同様に音声を記録するスタッフも、カメラマンの映像表現を考えて、音声を収録するからよい作品に仕上がるわけです。

職人さんはともすると、ひとつのことだけに集中しがちですが、素晴らしい仕事をするプロとは、多面的に物事を見ている人だと思います。

●自分の可能性を広げるには、実際に自分がつくった製品を使って皮膚感を養うこと

職人さんに必要なこととして、自分が作ったものを自分でも実際に使ってみることが必要だと思います。実際に使ってみて初めて、「こんな便利なんだ」「こういう具合に役に立つんだ」ということが理解できるからです。
こうした皮膚感を持つ人こそ、プロの本領なのでしょうね。

耳の不自由な女性のドキュメンタリー番組を制作した時のことです。取材中にその女性が、女性にしては大ぶりな腕時計をつけていました。気になってその時計のことを尋ねると、振動式の目覚まし機能のついた腕時計でした。普通の時計と違い、目盛りが6分割で10分単位で目覚ましをセットできる機能を備えているのです。

私もこの時計が欲しくなりあちこち探した結果、手に入れ、今でも愛用しています。
自分で使ってみて初めて、こんな便利なんだという点と、主人公の気持ちが肌で理解できたひとつの例です。

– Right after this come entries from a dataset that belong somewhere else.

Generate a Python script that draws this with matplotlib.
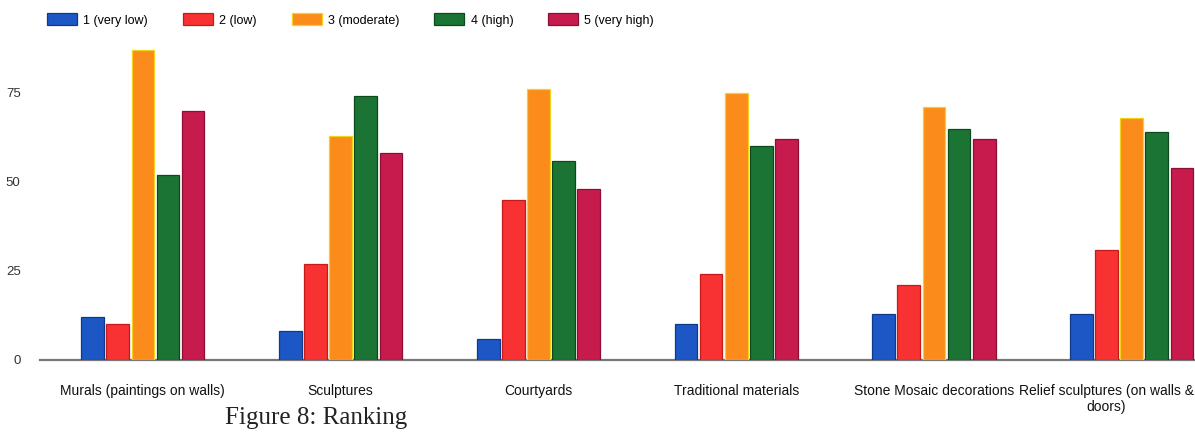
import numpy as np
import matplotlib
matplotlib.use("Agg")
import matplotlib.pyplot as plt

plt.rcParams["font.family"] = ["Liberation Sans", "DejaVu Sans"]

categories = [
    "Murals (paintings on walls)",
    "Sculptures",
    "Courtyards",
    "Traditional materials",
    "Stone Mosaic decorations",
    "Relief sculptures (on walls &\ndoors)",
]
series_names = ["1 (very low)", "2 (low)", "3 (moderate)", "4 (high)", "5 (very high)"]

very_low = [12, 8, 6, 10, 13, 13]
low = [10, 27, 45, 24, 21, 31]
moderate = [87, 63, 76, 75, 71, 68]
high = [52, 74, 56, 60, 65, 64]
very_high = [70, 58, 48, 62, 62, 54]

colors = ["#1d57c6", "#f83232", "#fb8c1c", "#1c7434", "#c71b4e"]
edges = ["#0f3a8c", "#c41a1a", "#f2d21a", "#0c4a1e", "#8e0f33"]

fig = plt.figure(figsize=(11.95, 4.46), dpi=100)
ax = fig.add_axes([0.0335, 0.193, 0.9665, 0.74])

x = np.arange(len(categories))
step = 0.127
width = 0.115
for i, (vals, col, ec, name) in enumerate(
    zip([very_low, low, moderate, high, very_high], colors, edges, series_names)
):
    ax.bar(x + (i - 2) * step, vals, width, color=col, edgecolor=ec,
           linewidth=0.9, label=name, zorder=3)

ax.set_xlim(-0.52, 5.32)
ax.set_ylim(0, 92.7)
ax.set_yticks([0, 25, 50, 75])
ax.tick_params(axis="y", length=0, pad=14, labelsize=9.5, labelcolor="#333333")
ax.set_xticks(x)
# the last category is written separately, flush with the right edge
ax.set_xticklabels(categories[:-1] + [""], fontsize=10, color="#111111")
ax.tick_params(axis="x", length=0, pad=17)
ax.annotate(categories[-1], xy=(5.315, 0), xycoords="data",
            xytext=(0, -17), textcoords="offset points",
            ha="right", va="top", multialignment="center",
            fontsize=10, color="#111111", annotation_clip=False)

for side in ["top", "right", "left"]:
    ax.spines[side].set_visible(False)
ax.spines["bottom"].set_color("#777777")
ax.spines["bottom"].set_linewidth(1.6)

fig.legend(loc="upper left", bbox_to_anchor=(0.03, 0.995), ncol=5, frameon=False,
           fontsize=9, handlelength=2.4, handleheight=1.1, columnspacing=2.8,
           handletextpad=0.5)

fig.text(0.188, 0.088, "Figure 8: Ranking", family="Liberation Serif",
         fontsize=18, color="#222222", va="top")

fig.savefig("out.png", dpi=100)
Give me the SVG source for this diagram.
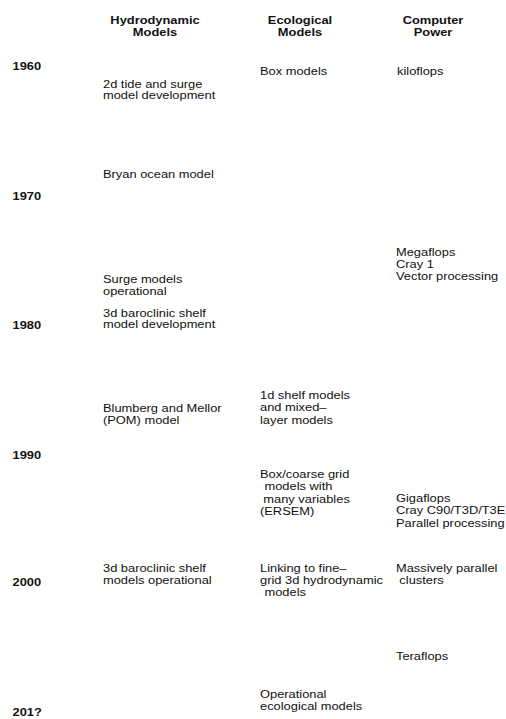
<svg xmlns="http://www.w3.org/2000/svg" width="506" height="719" viewBox="0 0 506 719">
<style>
text { font-family: "Liberation Sans", Arial, sans-serif; font-size: 11.5px; fill: #111; }
.s { transform: scale(1.12, 1); }
.b { font-weight: bold; }
.c { text-anchor: middle; }
</style>
<rect width="506" height="719" fill="#fff"/>
<g id="headers">
  <g id="h-hydro" transform="translate(155,23.5)"><text class="s b c"><tspan x="0" y="0">Hydrodynamic</tspan><tspan x="0" y="12.5">Models</tspan></text></g>
  <g id="h-eco" transform="translate(300,23.5)"><text class="s b c"><tspan x="0" y="0">Ecological</tspan><tspan x="0" y="12.5">Models</tspan></text></g>
  <g id="h-comp" transform="translate(433,23.5)"><text class="s b c"><tspan x="0" y="0">Computer</tspan><tspan x="0" y="12.5">Power</tspan></text></g>
</g>
<g id="years">
  <g id="y1960" transform="translate(12.5,70)"><text class="s b">1960</text></g>
  <g id="y1970" transform="translate(12.5,200)"><text class="s b">1970</text></g>
  <g id="y1980" transform="translate(12.5,329)"><text class="s b">1980</text></g>
  <g id="y1990" transform="translate(12.5,459)"><text class="s b">1990</text></g>
  <g id="y2000" transform="translate(12.5,586)"><text class="s b">2000</text></g>
  <g id="y201x" transform="translate(12.5,716)"><text class="s b">201?</text></g>
</g>
<g id="hydro">
  <g id="n-2dtide" transform="translate(103,87.5)"><text class="s"><tspan x="0" y="0">2d tide and surge</tspan><tspan x="0" y="12">model development</tspan></text></g>
  <g id="n-bryan" transform="translate(103,178)"><text class="s">Bryan ocean model</text></g>
  <g id="n-surge" transform="translate(103,283)"><text class="s"><tspan x="0" y="0">Surge models</tspan><tspan x="0" y="12">operational</tspan></text></g>
  <g id="n-3ddev" transform="translate(103,316.5)"><text class="s"><tspan x="0" y="0">3d baroclinic shelf</tspan><tspan x="0" y="12">model development</tspan></text></g>
  <g id="n-pom" transform="translate(103,412)"><text class="s"><tspan x="0" y="0">Blumberg and Mellor</tspan><tspan x="0" y="12">(POM) model</tspan></text></g>
  <g id="n-3dop" transform="translate(103,572)"><text class="s"><tspan x="0" y="0">3d baroclinic shelf</tspan><tspan x="0" y="12">models operational</tspan></text></g>
</g>
<g id="eco">
  <g id="n-box" transform="translate(260,75)"><text class="s">Box models</text></g>
  <g id="n-1d" transform="translate(260,399)"><text class="s"><tspan x="0" y="0">1d shelf models</tspan><tspan x="0" y="12.5">and mixed–</tspan><tspan x="0" y="25">layer models</tspan></text></g>
  <g id="n-ersem" transform="translate(260,478)"><text class="s"><tspan x="0" y="0">Box/coarse grid</tspan><tspan x="4" y="12.5">models with</tspan><tspan x="3" y="25">many variables</tspan><tspan x="0" y="37.5">(ERSEM)</tspan></text></g>
  <g id="n-link" transform="translate(260,572)"><text class="s"><tspan x="0" y="0">Linking to fine–</tspan><tspan x="0" y="12">grid 3d hydrodynamic</tspan><tspan x="4" y="24">models</tspan></text></g>
  <g id="n-opeco" transform="translate(260,698)"><text class="s"><tspan x="0" y="0">Operational</tspan><tspan x="0" y="12">ecological models</tspan></text></g>
</g>
<g id="computer">
  <g id="n-kilo" transform="translate(397,75)"><text class="s">kiloflops</text></g>
  <g id="n-mega" transform="translate(396,256)"><text class="s"><tspan x="0" y="0">Megaflops</tspan><tspan x="0" y="12">Cray 1</tspan><tspan x="0" y="24">Vector processing</tspan></text></g>
  <g id="n-giga" transform="translate(396,502)"><text class="s"><tspan x="0" y="0">Gigaflops</tspan><tspan x="0" y="12.5">Cray C90/T3D/T3E</tspan><tspan x="0" y="25">Parallel processing</tspan></text></g>
  <g id="n-mpp" transform="translate(396,572)"><text class="s"><tspan x="0" y="0">Massively parallel</tspan><tspan x="3" y="12">clusters</tspan></text></g>
  <g id="n-tera" transform="translate(396,660)"><text class="s">Teraflops</text></g>
</g>
<g id="connectors"></g>
</svg>
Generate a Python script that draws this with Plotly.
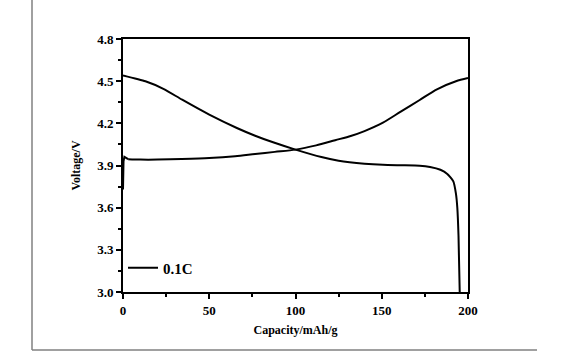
import plotly.graph_objects as go

# Charge curve (rising): initial jump, then main curve
charge_start_cap = [0, 0.3, 0.8, 3.0]
charge_start_v = [3.73, 3.93, 3.962, 3.945]
charge_cap = [3.0, 10, 20, 34, 50, 65, 76.6, 88, 100, 112, 123, 132, 140, 150.7, 161, 172, 182, 193, 200]
charge_v = [3.945, 3.942, 3.942, 3.946, 3.953, 3.966, 3.982, 3.997, 4.013, 4.043, 4.080, 4.110, 4.145, 4.205, 4.283, 4.366, 4.442, 4.499, 4.522]

# Discharge curve (falling)
dis_cap = [0, 13, 23.7, 34.3, 50, 66, 76.6, 87, 100, 115, 125, 140, 150.7, 161, 172, 178, 184, 188, 191.5, 193, 193.8, 194.5, 195.2]
dis_v = [4.541, 4.499, 4.444, 4.368, 4.262, 4.167, 4.112, 4.065, 4.013, 3.96, 3.934, 3.913, 3.905, 3.902, 3.899, 3.890, 3.870, 3.840, 3.787, 3.70, 3.60, 3.40, 3.0]

x_ticks = [0, 50, 100, 150, 200]
y_ticks = [3.0, 3.3, 3.6, 3.9, 4.2, 4.5, 4.8]

FONT = "Liberation Serif"
LINE = dict(color="black", width=2)

fig = go.Figure()
fig.add_trace(go.Scatter(x=charge_cap, y=charge_v, mode="lines", name="0.1C",
                         line=dict(**LINE, shape="spline", smoothing=0.8),
                         legendgroup="a", showlegend=True))
fig.add_trace(go.Scatter(x=charge_start_cap, y=charge_start_v, mode="lines", name="0.1C",
                         line=dict(**LINE), legendgroup="a", showlegend=False))
fig.add_trace(go.Scatter(x=dis_cap, y=dis_v, mode="lines", name="0.1C",
                         line=dict(**LINE, shape="spline", smoothing=0.5),
                         legendgroup="a", showlegend=False))

W, H = 572, 352
L, R, T, B = 123, 104, 39, 60
pw, ph = W - L - R, H - T - B

def px_x(p):
    return (p - L) / pw

def px_y(p):
    return (H - B - p) / ph

fig.update_layout(
    width=W, height=H,
    margin=dict(l=L, r=R, t=T, b=B),
    paper_bgcolor="white", plot_bgcolor="white",
    font=dict(family=FONT, color="black", size=13),
    showlegend=True,
    legend=dict(x=0.0, y=0.095, xanchor="left", yanchor="middle",
                bgcolor="rgba(0,0,0,0)", font=dict(family=FONT, size=15, weight="bold"),
                itemwidth=30, tracegroupgap=0),
    xaxis=dict(range=[0, 200], tickvals=x_ticks, ticktext=[str(v) for v in x_ticks],
               showgrid=False, zeroline=False, showline=True, linecolor="black", linewidth=2,
               mirror=True, ticks="outside", ticklen=5, tickwidth=2, tickcolor="black",
               tickfont=dict(family=FONT, size=13, weight="bold"),
               minor=dict(dtick=25, ticks="outside", ticklen=3, tickwidth=1.5, tickcolor="black", showgrid=False),
               title=dict(text="Capacity/mAh/g", font=dict(family=FONT, size=12, weight="bold"), standoff=9)),
    yaxis=dict(range=[3.0, 4.8], tickvals=y_ticks, ticktext=[f"{v:.1f}" for v in y_ticks],
               showgrid=False, zeroline=False, showline=True, linecolor="black", linewidth=2,
               mirror=True, ticks="outside", ticklen=5, tickwidth=2, tickcolor="black",
               tickfont=dict(family=FONT, size=13, weight="bold"),
               minor=dict(dtick=0.15, ticks="outside", ticklen=3, tickwidth=1.5, tickcolor="black", showgrid=False),
               title=dict(text="Voltage/V", font=dict(family=FONT, size=12, weight="bold"), standoff=14)),
    shapes=[
        dict(type="line", xref="paper", yref="paper", x0=px_x(32), x1=px_x(32), y0=px_y(0), y1=px_y(350),
             line=dict(color="#808080", width=1.5)),
        dict(type="line", xref="paper", yref="paper", x0=px_x(32), x1=px_x(537), y0=px_y(350), y1=px_y(350),
             line=dict(color="#808080", width=1.5)),
    ],
)

fig.write_html("out.html")
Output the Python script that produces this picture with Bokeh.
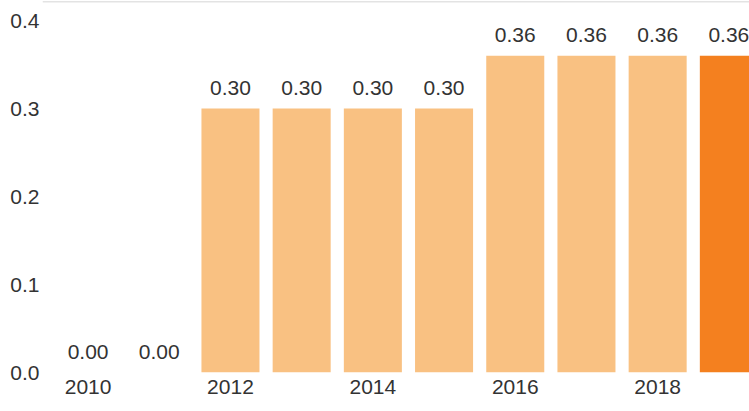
from bokeh.plotting import figure
from bokeh.models import ColumnDataSource, FixedTicker, Span, Range1d, CustomJSTickFormatter
from bokeh.core.properties import value
from bokeh.embed import file_html
from bokeh.resources import INLINE

years = [2010, 2011, 2012, 2013, 2014, 2015, 2016, 2017, 2018, 2019]
values = [0.00, 0.00, 0.30, 0.30, 0.30, 0.30, 0.36, 0.36, 0.36, 0.36]
x_ticks = [2010, 2012, 2014, 2016, 2018]
y_ticks = [0.0, 0.1, 0.2, 0.3, 0.4]

light = "#F9C182"
dark = "#F4801F"
colors = [light] * (len(years) - 1) + [dark]
labels = ["{:.2f}".format(v) for v in values]

src = ColumnDataSource(dict(x=years, top=values, color=colors, label=labels))

FONT = "Liberation Sans"
TXT = "#333333"
FS = "21px"

p = figure(width=749, height=411, output_backend="svg", toolbar_location=None,
           x_range=Range1d(2009.36, 2019.29), y_range=Range1d(0, 0.4216),
           min_border_left=42, min_border_right=0, min_border_top=1, min_border_bottom=39)

p.vbar(x="x", top="top", width=0.815, color="color", line_color=None, source=src)
p.text(x="x", y="top", text="label", source=src, text_align="center", text_baseline="bottom",
       y_offset=-14, text_font=value(FONT), text_font_size=FS, text_color=TXT)

p.add_layout(Span(location=0.4216, dimension="width", line_color="#c8c8c8", line_width=1.5))

p.grid.visible = False
p.outline_line_color = None
p.background_fill_color = "white"
p.border_fill_color = "white"

p.xaxis.ticker = FixedTicker(ticks=x_ticks)
p.yaxis.ticker = FixedTicker(ticks=y_ticks)
p.yaxis.formatter = CustomJSTickFormatter(code="return tick.toFixed(1);")
for ax in (p.xaxis[0], p.yaxis[0]):
    ax.axis_line_color = None
    ax.major_tick_line_color = None
    ax.minor_tick_line_color = None
    ax.major_tick_out = 0
    ax.major_tick_in = 0
    ax.major_label_text_font = FONT
    ax.major_label_text_font_size = FS
    ax.major_label_text_color = TXT
p.xaxis.major_label_standoff = 7
p.yaxis.major_label_standoff = 3

open("out.html", "w").write(file_html(p, INLINE))
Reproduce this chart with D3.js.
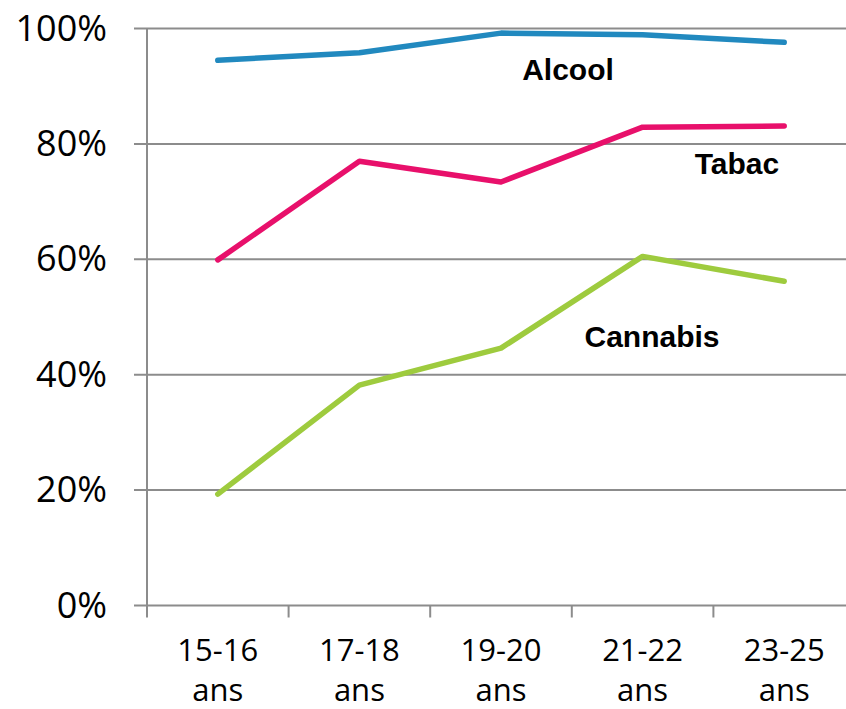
<!DOCTYPE html>
<html><head><meta charset="utf-8">
<script src="https://cdn.jsdelivr.net/npm/d3@7"></script>
<style>body{margin:0;background:#fff;overflow:hidden}svg{display:block}</style>
</head><body><svg id="c" width="846" height="709"></svg>
<script>
const categories = ["15-16 ans","17-18 ans","19-20 ans","21-22 ans","23-25 ans"];
const alcool = [94.5, 95.8, 99.2, 98.9, 97.6];
const tabac = [59.9, 77.0, 73.4, 82.9, 83.1];
const cannabis = [19.3, 38.2, 44.6, 60.5, 56.2];
const yTicks = [0, 20, 40, 60, 80, 100];
const seriesNames = ["Alcool","Tabac","Cannabis"];
const seriesColors = ["#2189BF","#E8106B","#9ECB3E"];

(function(){
const svg = d3.select("#c");
const mLeft = 147, mRight = 855, mTop = 28.5, mBottom = 605.5;
const x = d3.scaleBand().domain(categories).range([mLeft, mRight]);
const y = d3.scaleLinear().domain([0, 100]).range([mBottom, mTop]);
const grid = "#8c8c8c";

svg.append("g").selectAll("line").data(yTicks).join("line")
  .attr("x1", mLeft - 13).attr("x2", mRight)
  .attr("y1", d => y(d)).attr("y2", d => y(d))
  .attr("stroke", grid).attr("stroke-width", 2);
svg.append("line").attr("x1", mLeft).attr("x2", mLeft).attr("y1", mTop).attr("y2", mBottom)
  .attr("stroke", grid).attr("stroke-width", 2);
svg.append("g").selectAll("line").data(categories).join("line")
  .attr("x1", d => x(d)).attr("x2", d => x(d))
  .attr("y1", mBottom).attr("y2", mBottom + 12)
  .attr("stroke", grid).attr("stroke-width", 2);

svg.append("g").selectAll("text").data(yTicks).join("text")
  .attr("x", 107).attr("y", d => y(d) + 12)
  .attr("text-anchor", "end")
  .attr("font-family", "Open Sans, sans-serif").attr("font-size", 36).attr("fill", "#000")
  .text(d => d + "%");

const xg = svg.append("g");
categories.forEach(d => {
  const parts = d.split(" ");
  const cx = x(d) + x.bandwidth()/2;
  xg.append("text").attr("x", cx).attr("y", 661).attr("text-anchor", "middle")
    .attr("font-family", "Open Sans, sans-serif").attr("font-size", 31).attr("fill", "#000")
    .text(parts[0]);
  xg.append("text").attr("x", cx).attr("y", 701).attr("text-anchor", "middle")
    .attr("font-family", "Open Sans, sans-serif").attr("font-size", 31).attr("fill", "#000")
    .text(parts[1]);
});

const data = [alcool, tabac, cannabis];
const line = d3.line().x((d,i) => x(categories[i]) + x.bandwidth()/2).y(d => y(d));
svg.append("g").selectAll("path").data(data).join("path")
  .attr("d", line).attr("fill", "none")
  .attr("stroke", (d,i) => seriesColors[i]).attr("stroke-width", 5.5)
  .attr("stroke-linecap", "round").attr("stroke-linejoin", "round");

const labelPos = [[568, 80], [737, 174], [652, 347]];
svg.append("g").selectAll("text").data(seriesNames).join("text")
  .attr("x", (d,i) => labelPos[i][0]).attr("y", (d,i) => labelPos[i][1])
  .attr("text-anchor", "middle")
  .attr("font-family", "Liberation Sans, Arial, sans-serif").attr("font-weight", "bold")
  .attr("font-size", 30).attr("fill", "#000")
  .text(d => d);
})();
</script></body></html>
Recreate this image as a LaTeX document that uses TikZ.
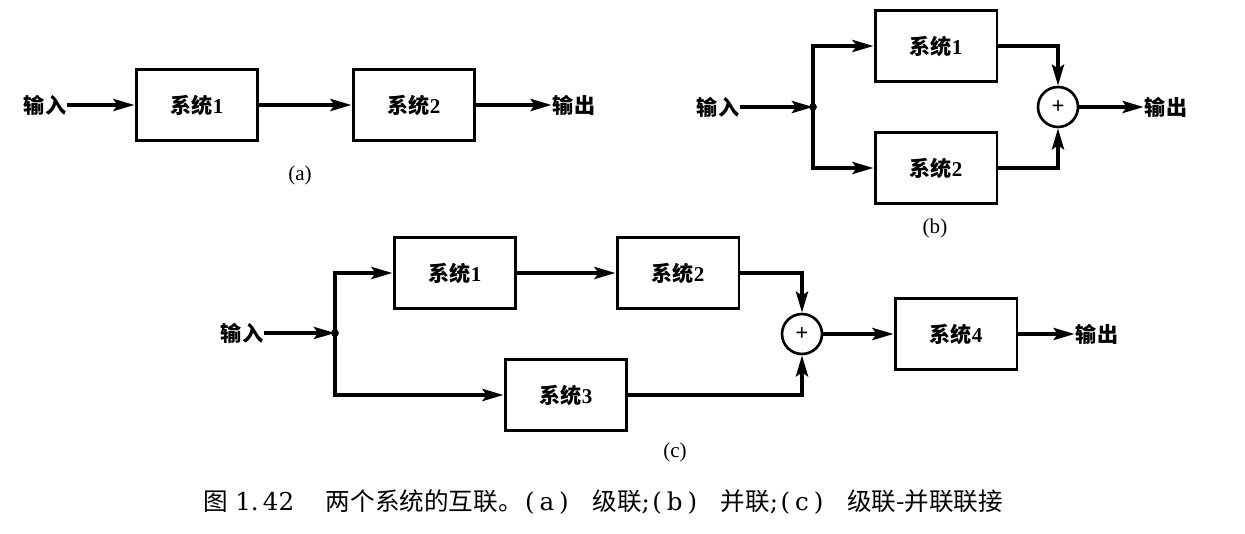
\documentclass[tikz,border=0pt]{standalone}
\usepackage{fontspec}
\setmainfont{Liberation Serif}
\newfontfamily\cjk{Noto Sans CJK SC}
\newfontfamily\capfont{DejaVu Serif}
\newcommand\capl[1]{\hspace{0.1em}{\capfont(\hspace{0.2em}#1\hspace{0.2em})}\hspace{0.3em plus 1fil}}
\usetikzlibrary{arrows.meta}
\tikzset{
  sysbox/.style={draw,line width=1.7pt,minimum width=2.44cm,minimum height=1.42cm,inner sep=0pt,font=\fontsize{12}{14}\selectfont\bfseries},
  sumnode/.style={draw,circle,line width=1.5pt,minimum size=0.8cm,inner sep=0pt,font=\fontsize{13}{14}\selectfont\bfseries},
  io/.style={inner sep=0.5pt,font=\cjk\bfseries\fontsize{12}{14}\selectfont},
  sublbl/.style={inner sep=0pt,font=\fontsize{12}{14}\selectfont},
  sig/.style={line width=2.2pt,-{Stealth[length=4.2mm,width=2.4mm,inset=0.8mm]}},
}
\begin{document}
\begin{tikzpicture}[x=0.02cm,y=-0.02cm]
\useasboundingbox (0,0) rectangle (1245,534);
\foreach \nm/\px/\py/\lb in {a1/197/105/1,a2/414/105/2,b1/936/46/1,b2/936/168/2,c1/455/273/1,c2/678/273/2,c3/566/395/3,c4/956/334/4}{\node[sysbox] (\nm) at (\px,\py) {{\cjk 系统}\lb};}
\foreach \nm/\px/\py in {sb/1058/107,sc/802/334}{\node[sumnode] (\nm) at (\px,\py) {+};}
\foreach \nm/\px/\py/\lb in {ina/45/105/输入,outa/574/105/输出,inb/718/107/输入,outb/1166/107/输出,inc/242/333/输入,outc/1097/334/输出}{\node[io] (\nm) at (\px,\py) {\lb};}
\foreach \nm/\px/\py/\lb in {la/300/175/a,lb/935/228/b,lc/675/452/c}{\node[sublbl] (\nm) at (\px,\py) {(\lb)};}
\coordinate (jb) at (813,107);
\coordinate (jc) at (335,333);
\draw[sig] (ina.east)--(a1.west);
\draw[sig] (a1.east)--(a2.west);
\draw[sig] (a2.east)--(outa.west);
\draw[sig] (inb.east)--(jb);
\draw[sig] (jb)|-(b1.west);
\draw[sig] (jb)|-(b2.west);
\draw[sig] (b1.east)-|(sb.north);
\draw[sig] (b2.east)-|(sb.south);
\draw[sig] (sb.east)--(outb.west);
\fill (jb) circle[radius=2.2pt];
\draw[sig] (inc.east)--(jc);
\draw[sig] (jc)|-(c1.west);
\draw[sig] (jc)|-(c3.west);
\draw[sig] (c1.east)--(c2.west);
\draw[sig] (c2.east)-|(sc.north);
\draw[sig] (c3.east)-|(sc.south);
\draw[sig] (sc.east)--(c4.west);
\draw[sig] (c4.east)--(outc.west);
\fill (jc) circle[radius=2.2pt];
\node[anchor=west,inner sep=0pt,font=\cjk\fontsize{14}{16}\selectfont] (cap) at (203,502) {\makebox[16cm][s]{图\hspace{0.3em}{\capfont 1.\,42}\hspace{0.3em plus 1.5fil}两个系统的互联。\capl{a}级联{\capfont;}\capl{b}并联{\capfont;}\capl{c}级联-并联联接}};
\end{tikzpicture}
\end{document}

これからテレビ番組を通じて手掛けてみたい企業とテーマ

●100年以上続く老舗企業が発揮する革新性と女性の活用にこそ、学ぶものがある

日本で100年以上続いている企業を調べてみると、意外なことにチャレンジ精神が旺盛で、革新的な技術を開発して今日に至っていることがわかりました。
保守的な考え方や変化に対応できなった企業は、残念ながら消滅しています。

老舗企業は第二次大戦など戦争を経験していますが、戦争で男手がいなくなると、いち早く女性が活躍できる場を提供したのが老舗企業で、法整備がされる前から男女の雇用機会は均等になっています。

老舗企業ほど女性の力を認め、女性の繊細さや発想などを研究しています。
これからの日本の企業を考える時、100年以上続く企業のあり方を老舗企業から学び、老舗企業の魅力と強さを再発見・再評価する意義はとても大きいと思います。

●企業の財産とは、やはり人

田中貴金属工業㈱という企業では、精錬技術のトップに身体障害者の方を採用し、定年後も教育リーダーとしていつまでも残っていてほしいと慰留して、現在も活躍されています。
その職人さんは金の不純物を取り除く際に、機械ではできない色や光から不純物の判別ができる方で、その力量を大切にしているわけです。

またこの企業では社員のお誕生日を社長がお祝いする誕生日会を催しています。
社員と現場の意見を大切にするひとつの取り組みです。
会社の財産とは人ですから、人のことをもっと知ろうというひとつの姿勢なのでしょう。

こうした取り組みをする企業には、報道する側としてはやはり惹かれますね。